Failure Mode Root Cause Operational Impact Remediation
Disabled Predicate Pushdown Missing ANALYZE on foreign tables or mismatched column types Full remote table transfer, coordinator OOM, severe latency Run ANALYZE remote_table;, verify type parity, check EXPLAIN (VERBOSE) for Remote SQL
Unbounded Cross-Instance Joins Absence of partition pruning or restrictive WHERE clauses O(N×M) network transfer, connection pool saturation, cascading timeouts Enforce strict partition keys in joins; implement Application-Level Sharding Logic
Hardcoded FDW Connections Bypassing Poolers Connecting directly to postgres, skipping PgBouncer/ProxySQL Rapid max_connections exhaustion, TCP handshake latency spikes Route FDW traffic through a connection multiplexer; tune pool_mode = transaction

FAQ

Can postgres_fdw automatically push down complex JOIN conditions? Only simple equi-joins and basic filter predicates are pushed down by default. Complex subqueries, window functions, and non-indexed predicates typically execute locally after full remote table retrieval. Always verify pushdown behavior with EXPLAIN (ANALYZE, VERBOSE).

How do I handle connection timeouts during long-running federated aggregations? Increase statement_timeout and TCP keepalive parameters on both nodes, batch results using a higher fetch_size, and implement application-level circuit breakers. For sustained heavy loads, consider materializing intermediate results locally before the final aggregation.

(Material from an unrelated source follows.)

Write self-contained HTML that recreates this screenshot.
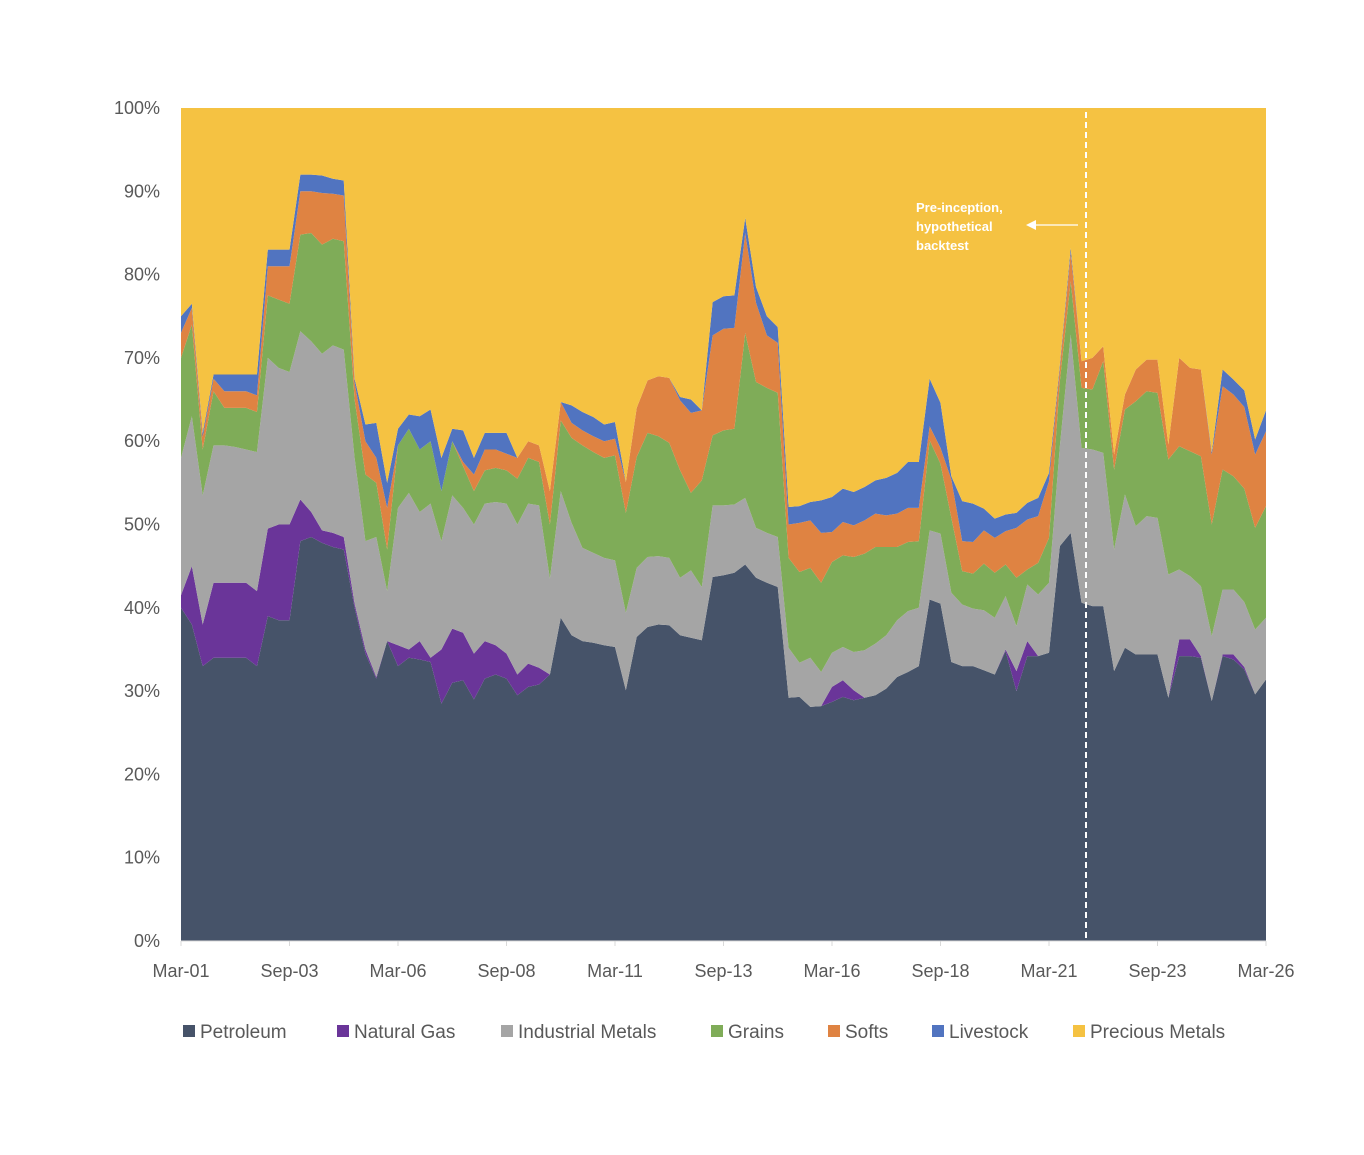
<!DOCTYPE html>
<html><head><meta charset="utf-8"><style>
body{margin:0;background:#fff;font-family:"Liberation Sans",sans-serif}
svg text{font-family:"Liberation Sans",sans-serif}
</style></head><body>
<svg id="chart" width="1364" height="1150" xmlns="http://www.w3.org/2000/svg">
<g id="plot"></g>
<g id="axes"></g>
<g id="legend"></g>
</svg>
<script>
const xTickLabels=["Mar-01","Sep-03","Mar-06","Sep-08","Mar-11","Sep-13","Mar-16","Sep-18","Mar-21","Sep-23","Mar-26"];
const yTickLabels=["0%","10%","20%","30%","40%","50%","60%","70%","80%","90%","100%"];
const seriesNames=["Petroleum","Natural Gas","Industrial Metals","Grains","Softs","Livestock","Precious Metals"];
const petroleum=[40,38,33,34,34,34,34,33,39,38.5,38.5,48,48.5,47.8,47.3,47,40,34.5,31.5,36,33,34,33.8,33.5,28.5,31,31.3,29,31.5,32,31.5,29.5,30.5,30.8,32,38.8,36.7,36,35.8,35.5,35.3,30.1,36.5,37.7,38,37.9,36.7,36.4,36.1,43.7,43.9,44.2,45.2,43.6,43,42.5,29.2,29.3,28.1,28.2,28.7,29.3,28.9,29.2,29.5,30.3,31.7,32.3,33,41,40.5,33.5,33,33,32.5,32,34.8,30,34.2,34.2,34.6,47.4,49,40.6,40.2,40.2,32.4,35.2,34.4,34.4,34.4,29.2,34.2,34.2,34,28.8,34.2,33.8,32.6,29.6,31.4];
const naturalGas=[1.5,7,5,9,9,9,9,9,10.5,11.5,11.5,5,3,1.5,1.7,1.5,0.5,0.5,0.2,0,2.5,1,2.2,0.5,6.5,6.5,5.7,5.5,4.5,3.5,3,2.5,2.8,2,0,0,0,0,0,0,0,0,0,0,0,0,0,0,0,0,0,0,0,0,0,0,0,0,0,0,1.8,2,1.2,0,0,0,0,0,0,0,0,0,0,0,0,0,0.2,2.4,1.8,0,0,0,0,0,0,0,0,0,0,0,0,0,2,2,0.2,0,0.2,0.6,0.3,0,0];
const industrialMetals=[16.5,18,15.5,16.5,16.5,16.3,16,16.7,20.5,18.8,18.3,20.2,20.5,21.2,22.5,22.5,17.5,13,16.8,6,16.5,18.8,15.5,18.5,13,16,15,15.5,16.5,17.2,18,18,19.2,19.5,11.5,15.2,13.5,11.2,10.8,10.5,10.4,9.3,8.3,8.4,8.2,8.1,6.9,8.1,6.4,8.6,8.4,8.2,8,6,6,6,6,4.1,5.9,4.1,4.1,4,4.6,5.7,6.2,6.4,6.8,7.3,7,8.3,8.4,8.3,7.4,6.9,7.2,6.8,6.4,5.4,6.8,7.4,8.4,12,23.8,18.6,18.8,18.4,14.6,18.4,15.4,16.6,16.4,14.8,8.4,7.6,8.4,7.8,7.8,7.8,7.8,7.8,7.4];
const grains=[12,11,5.5,6.5,4.5,4.7,5,4.8,7.5,8.2,8.2,11.6,13,13.1,12.8,13,7,8,6.5,5,7.5,7.7,7.5,7.5,6,6.5,5,4,4,4.1,4,5.5,5.5,5.2,6.5,8.5,10.2,12.3,12.1,12,12.6,12,13.3,14.9,14.4,13.8,12.9,9.3,12.8,8.4,9,9.1,19.8,17.5,17.4,17.3,10.8,10.9,10.8,10.7,10.9,11,11.4,11.6,11.6,10.6,8.8,8.3,8,10.8,8.4,9,4,4.2,5.6,5.4,3.8,5.8,1.8,3.8,5.4,7.8,6.4,7.2,7.2,11,9.6,10.2,15,15,15,13.8,14.8,15,15.6,13.4,14.4,13.6,13.6,12.2,13.4];
const softs=[3,2,1.5,1.5,2,2,2,2,3.5,4,4.5,5.2,5,6.2,5.4,5.5,2,4,3,5,0,0,0,0,0,0,0.5,2,2.5,2.2,2,2.5,2,2,4,2.2,1.8,1.8,1.9,2,2,3.7,5.9,6.3,7.2,7.8,8.4,9.6,8.4,12,12.2,12.1,12,9.5,6.3,6,4,5.9,5.7,6,3.6,4,3.8,4,4,3.8,4,4.1,4,1.7,1.9,4.6,3.6,3.8,4,4.2,4,6,6,5.6,6.8,1.6,3.4,3.2,3.8,1.8,1.8,1.8,3.8,3.8,4,1.8,10.6,10,10.4,8.4,10,9.8,9.8,8.8,9];
const livestock=[2,0.5,0.5,0.5,2,2,2,2.5,2,2,2,2,2,2.1,1.8,1.8,0.5,2,4.2,3,2,1.7,4,3.8,4,1.5,3.8,2,2,2,2.5,0,0,0,0,0,2.1,2.2,2.3,2,2,0,0,0,0,0,0.4,1.6,0,4,3.9,3.9,1.8,1.9,2.3,1.9,2.1,2,2.2,3.9,4.2,4,4,4,4,4.5,4.9,5.5,5.5,5.7,5.4,0.4,4.8,4.6,2.6,2.3,2,1.8,2,2.2,1,0.4,0.6,0,0,0,0,0,0,0,0,0,0,0,0,0.3,2,1.8,2,1.8,2.5];
const preciousMetals=petroleum.map((v,i)=>100-v-naturalGas[i]-industrialMetals[i]-grains[i]-softs[i]-livestock[i]);
const series=[petroleum,naturalGas,industrialMetals,grains,softs,livestock,preciousMetals];
const colors=["#465369","#6a3599","#a5a5a5","#7fac58","#df8342","#5174c0","#f5c242"];
const X0=181,X1=1266,Y0=941,Y1=108;
const xs=i=>X0+(X1-X0)*i/(petroleum.length-1);
const ys=v=>Y0-(Y0-Y1)*v/100;
const NS="http://www.w3.org/2000/svg";
function mk(tag,attrs,parent){const e=document.createElementNS(NS,tag);for(const k in attrs)e.setAttribute(k,attrs[k]);parent.appendChild(e);return e;}
const plot=document.getElementById('plot');
let base=petroleum.map(()=>0);
series.forEach((s,k)=>{
  const top=base.map((b,i)=>b+s[i]);
  let d="M"+top.map((v,i)=>xs(i).toFixed(2)+","+ys(v).toFixed(2)).join("L");
  for(let i=base.length-1;i>=0;i--)d+="L"+xs(i).toFixed(2)+","+ys(base[i]).toFixed(2);
  const p=mk('path',{d:d+"Z",fill:colors[k]},plot);
  
  
  base=top;
});
const axes=document.getElementById('axes');
const ax=mk('line',{x1:X0,x2:X1,y1:Y0,y2:Y0,stroke:"#d9d9d9","stroke-width":1},axes);


yTickLabels.forEach((t,i)=>{
  const e=mk('text',{x:160,y:ys(i*10)+6,"text-anchor":"end","font-size":"18",fill:"#595959"},axes);
  e.textContent=t;
  
  
});
xTickLabels.forEach((t,i)=>{
  const x=X0+(X1-X0)*i/(xTickLabels.length-1);
  const tk=mk('line',{x1:x,x2:x,y1:Y0,y2:Y0+5,stroke:"#d9d9d9"},axes);
  
  
  const e=mk('text',{x:x,y:977,"text-anchor":"middle","font-size":"18",fill:"#595959"},axes);
  e.textContent=t;
  
  
});
const dl=mk('line',{x1:1086,x2:1086,y1:112,y2:941,stroke:"#fff","stroke-width":2,"stroke-dasharray":"6,4"},axes);


const ar=mk('line',{x1:1078,x2:1034,y1:225,y2:225,stroke:"#fff","stroke-width":1.2},axes);


const ah=mk('polygon',{points:"1026,225 1036,220 1036,230",fill:"#fff"},axes);


["Pre-inception,","hypothetical","backtest"].forEach((t,i)=>{
  const e=mk('text',{x:916,y:212+i*19,"font-size":"13","font-weight":"bold",fill:"#fff"},axes);
  e.textContent=t;
  
  
});
const legend=document.getElementById('legend');
const lx=[183,337,501,711,828,932,1073];
seriesNames.forEach((n,k)=>{
  const g=mk('g',{},legend);
  
  
  mk('rect',{x:lx[k],y:1025,width:12,height:12,fill:colors[k]},g);
  const t=mk('text',{x:lx[k]+17,y:1038,"font-size":"19",fill:"#595959"},g);
  t.textContent=n;
});
</script>
</body></html>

Is postgres_fdw suitable for real-time cross-shard analytics? For high-frequency real-time workloads, application-level sharding or dedicated distributed databases (Citus, CockroachDB) outperform FDW due to native coordinator-level query planning and reduced serialization overhead. FDW is best suited for batch reporting, ad-hoc cross-node joins, and asynchronous aggregation pipelines.